Extreme weather increases infrastructure resilience spending: Frequency and severity of extreme weather events-floods, wildfires, cold snaps-have raised asset-damage and downtime risks. Studies suggest a 20-40% rise in extreme-event-related outages for energy infrastructure in some regions by 2040. Enerflex customers now prioritize modular, rapidly deployable equipment with hardened enclosures, remote-monitoring and cold- or heat-rated components. Typical resilience upgrades (e.g., sheltering, elevated foundations, redundant controls) can add 3-8% to equipment CAPEX but lower expected unplanned downtime costs by 30-60% over equipment lifetimes.
Carbon pricing incentives favor high-efficiency compression solutions: Growing implementation of carbon pricing (ETS, carbon taxes) across jurisdictions increases operating costs for fuel-burning compression packages. Current carbon price ranges: CAD 50-100/tCO2e in several Canadian provinces and projected EU-equivalent values of €60-120/tCO2e by 2030 under many scenarios. High-efficiency electric compression, waste-heat recovery and hybrid packages reduce fuel consumption and CO2 emissions-typical efficiency improvements of 10-30% versus legacy units. Financial models indicate that at a carbon price of US$75/tCO2e, switching to high-efficiency or electric-driven compression can improve net-present-value by 5-20% for multi-decade projects, driven by lower variable emissions costs and potential eligibility for low-carbon credits.
| Environmental Driver | Quantified Impact | Implication for Enerflex | Estimated CAPEX/Service Impact |
|---|---|---|---|
| Paris-aligned decarbonization | 40-60% carbon intensity reduction target by 2035 (vs 2020) | Shift R&D and product mix to low-carbon compression/electrification | 10-25% of new R&D budget reallocated; product redesign costs ~US$0.5-5M per platform |
| Water scarcity | 10-20% reduced freshwater availability in key basins by 2030 | Demand for integrated produced-water treatment + compression | Integrated skids add US$0.3-2M per site; lifecycle OPEX savings 5-15% |
| Methane intensity reduction | Targets <0.2% methane intensity by 2030 | Roll-out of VRUs, low-leakage systems, leak-detection | VRU retrofit CAPEX US$0.2-1.5M; payback 1-5 years |
| Extreme weather | 20-40% higher extreme-event outages by 2040 | Design for resilience, remote monitoring, hardened enclosures | Resilience add-ons +3-8% CAPEX; downtime reduction 30-60% |
| Carbon pricing | Carbon prices CAD$50-100/tCO2e today; global forecasts US$60-120/tCO2e by 2030 | Preference for high-efficiency/electric compression | Efficiency upgrades increase CAPEX 5-20% but improve NPV by 5-20% at US$75/tCO2e |
- Operational measures customers demand: electrification readiness, sealed lubrication systems, low-emission burners, VRUs, real-time emission monitoring.

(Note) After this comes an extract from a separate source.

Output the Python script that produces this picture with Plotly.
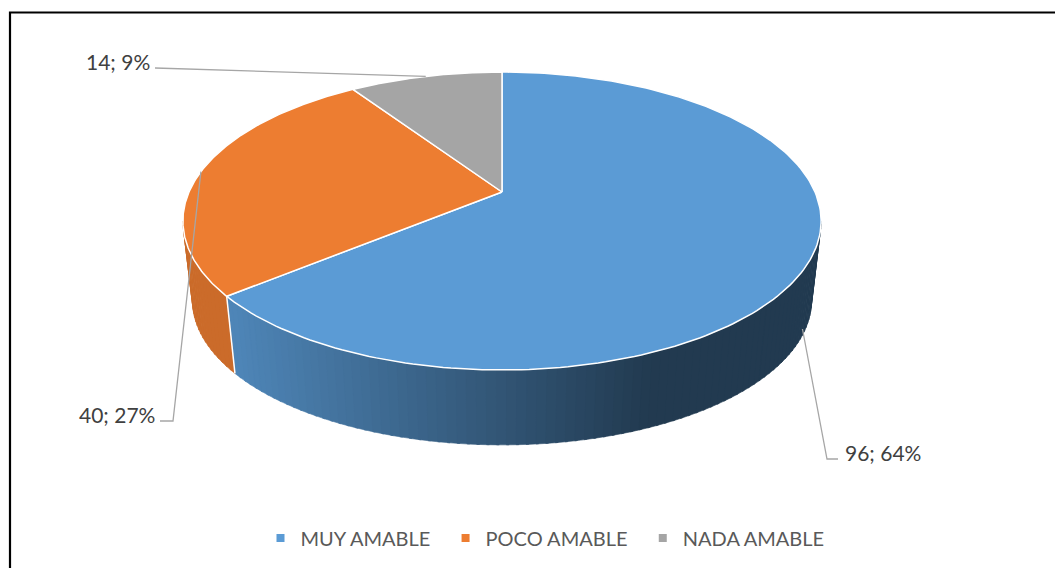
import numpy as np
import plotly.graph_objects as go

# ---------------- data ----------------
categories = ["MUY AMABLE", "POCO AMABLE", "NADA AMABLE"]
values = [96, 40, 14]
top_colors = ["#5B9BD5", "#ED7D31", "#A5A5A5"]

# ---------------- geometry of the 3-D pie (pixel space) ----------------
W, H = 1063, 568
OFF = 8.0                      # page body margin compensation
CX, CY = 502.0, 192.0          # projected centre of top face
SX, SY, K = 313.0, 143.3, 0.1946  # ellipse radii + perspective factor
S_BOT, D_BOT = 0.97, 80.3      # bottom face scale + drop


def top_pt(theta_deg):
    t = np.radians(theta_deg)
    u, v = np.cos(t), np.sin(t)
    den = 1 + K * v
    return CX + SX * u / den, CY - SY * v / den


def bot_pt(theta_deg):
    x, y = top_pt(theta_deg)
    return CX + S_BOT * (x - CX), CY + S_BOT * (y - CY) + D_BOT


def hex_rgb(h):
    h = h.lstrip("#")
    return tuple(int(h[i:i + 2], 16) for i in (0, 2, 4))


def shade(hexcol, x):
    t = min(max((x - 236.0) / (650.0 - 236.0), 0.0), 1.0)
    f = 0.86 + (0.38 - 0.86) * t
    r, g, b = hex_rgb(hexcol)
    return "rgb(%d,%d,%d)" % (r * f, g * f, b * f)


total = float(sum(values))
# slice intervals (clockwise from 12 o'clock)
intervals = []
start = 90.0
for v in values:
    sweep = 360.0 * v / total
    intervals.append((start - sweep, start))
    start -= sweep

SIL = np.degrees(np.arcsin(K))
WALL_LO, WALL_HI = 180.0 + SIL, 360.0 - SIL

fig = go.Figure()

# ---------------- side walls ----------------
edge_angles = []
for i, (lo, hi) in enumerate(intervals):
    for shift in (-360.0, 0.0, 360.0):
        a, b = max(lo + shift, WALL_LO), min(hi + shift, WALL_HI)
        if b > a:
            n = max(int((b - a) / 1.5), 2)
            edges = np.linspace(a, b, n + 1)
            for j in range(n):
                a0, a1 = edges[j], min(edges[j + 1] + 0.4, b)
                th = np.linspace(a0, a1, 4)
                xt, yt = top_pt(th)
                xb, yb = bot_pt(th[::-1])
                xs = np.concatenate([xt, xb, xt[:1]])
                ys = np.concatenate([yt, yb, yt[:1]])
                col = shade(top_colors[i], float(np.mean(xt)))
                fig.add_trace(go.Scatter(
                    x=xs, y=ys, mode="lines", fill="toself", fillcolor=col,
                    line=dict(color=col, width=0.6), hoverinfo="skip",
                    showlegend=False))
            for e in (a, b):
                if WALL_LO + 0.5 < e < WALL_HI - 0.5:
                    edge_angles.append(e)

# white vertical edges between walls
for e in set(np.round(edge_angles, 3)):
    x0, y0 = top_pt(e)
    x1, y1 = bot_pt(e)
    fig.add_trace(go.Scatter(x=[x0, x1], y=[y0, y1], mode="lines",
                             line=dict(color="white", width=1.5),
                             hoverinfo="skip", showlegend=False))

# ---------------- top face ----------------
for i, (lo, hi) in enumerate(intervals):
    th = np.linspace(hi, lo, 200)
    xr, yr = top_pt(th)
    xs = np.concatenate([[CX], xr, [CX]])
    ys = np.concatenate([[CY], yr, [CY]])
    fig.add_trace(go.Scatter(
        x=xs, y=ys, mode="lines", fill="toself", fillcolor=top_colors[i],
        line=dict(color="white", width=1.5), hoverinfo="skip",
        showlegend=False))

# ---------------- data labels with leader lines ----------------
label_layout = [
    dict(path=[(827, 459), (838, 459)], tx=843, ty=452, xanchor="left"),
    dict(path=[(173, 421), (160, 421)], tx=157, ty=414, xanchor="right"),
    dict(path=[(155, 68)], tx=152, ty=61, xanchor="right"),
]
for i, (lo, hi) in enumerate(intervals):
    mid = (lo + hi) / 2.0
    m = mid % 360.0
    if WALL_LO < m < WALL_HI:
        xt, yt = top_pt(m)
        xb, yb = bot_pt(m)
        ax, ay = xt + 0.9 * (xb - xt), yt + 0.9 * (yb - yt)
    else:
        ax, ay = top_pt(m)
    L = label_layout[i]
    px = [ax] + [p[0] for p in L["path"]]
    py = [ay] + [p[1] for p in L["path"]]
    fig.add_trace(go.Scatter(x=px, y=py, mode="lines",
                             line=dict(color="#A6A6A6", width=1.3),
                             hoverinfo="skip", showlegend=False))
    pct = int(round(100.0 * values[i] / total))
    fig.add_annotation(x=L["tx"], y=L["ty"], xref="x", yref="y",
                       text=f"{values[i]}; {pct}%", showarrow=False,
                       xanchor=L["xanchor"], yanchor="middle",
                       font=dict(family="Lato", size=21, color="#404040"))

# ---------------- legend entries ----------------
for name, col in zip(categories, top_colors):
    fig.add_trace(go.Scatter(x=[None], y=[None], mode="markers",
                             name=name + "\u00a0\u00a0",
                             marker=dict(symbol="square", size=8, color=col)))

# ---------------- frame ----------------
fig.add_shape(type="rect", xref="x", yref="y", x0=10, y0=12.5, x1=1085,
              y1=590, line=dict(color="black", width=2.2),
              fillcolor="rgba(0,0,0,0)")

fig.update_layout(
    width=W, height=H,
    margin=dict(l=0, r=0, t=0, b=0),
    paper_bgcolor="white", plot_bgcolor="white",
    xaxis=dict(range=[OFF, W + OFF], visible=False, fixedrange=True),
    yaxis=dict(range=[H + OFF, OFF], visible=False, fixedrange=True),
    showlegend=True,
    legend=dict(orientation="h", x=(550 - OFF) / W, xanchor="center",
                y=1 - (538 - OFF) / H, yanchor="middle",
                font=dict(family="Lato", size=20, color="#595959"),
                bgcolor="rgba(0,0,0,0)"),
)

fig.write_html("out.html")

- Financial levers: access to green financing, incentives (grants/tax credits), carbon-credit monetization, and inclusion in low-carbon supply chains.
- Performance metrics to report: Scope 1-3 emissions intensity (tCO2e/product), methane intensity (%), water recycled (%), downtime hours avoided (annually).
Key measurable KPIs for Enerflex to track and disclose include annual Scope 1 & Scope 2 tCO2e (trend target: ≥50% reduction by 2035), methane kg/MMscf (target: <0.2% by 2030), percent of product revenue from low-carbon/electric-ready equipment (target: ≥25% by 2028), number of VRU deployments per year (target: 50-200 units annually in growth phase), and percentage of units sold with produced-water treatment integration (target: 15-30% in water-stressed basins).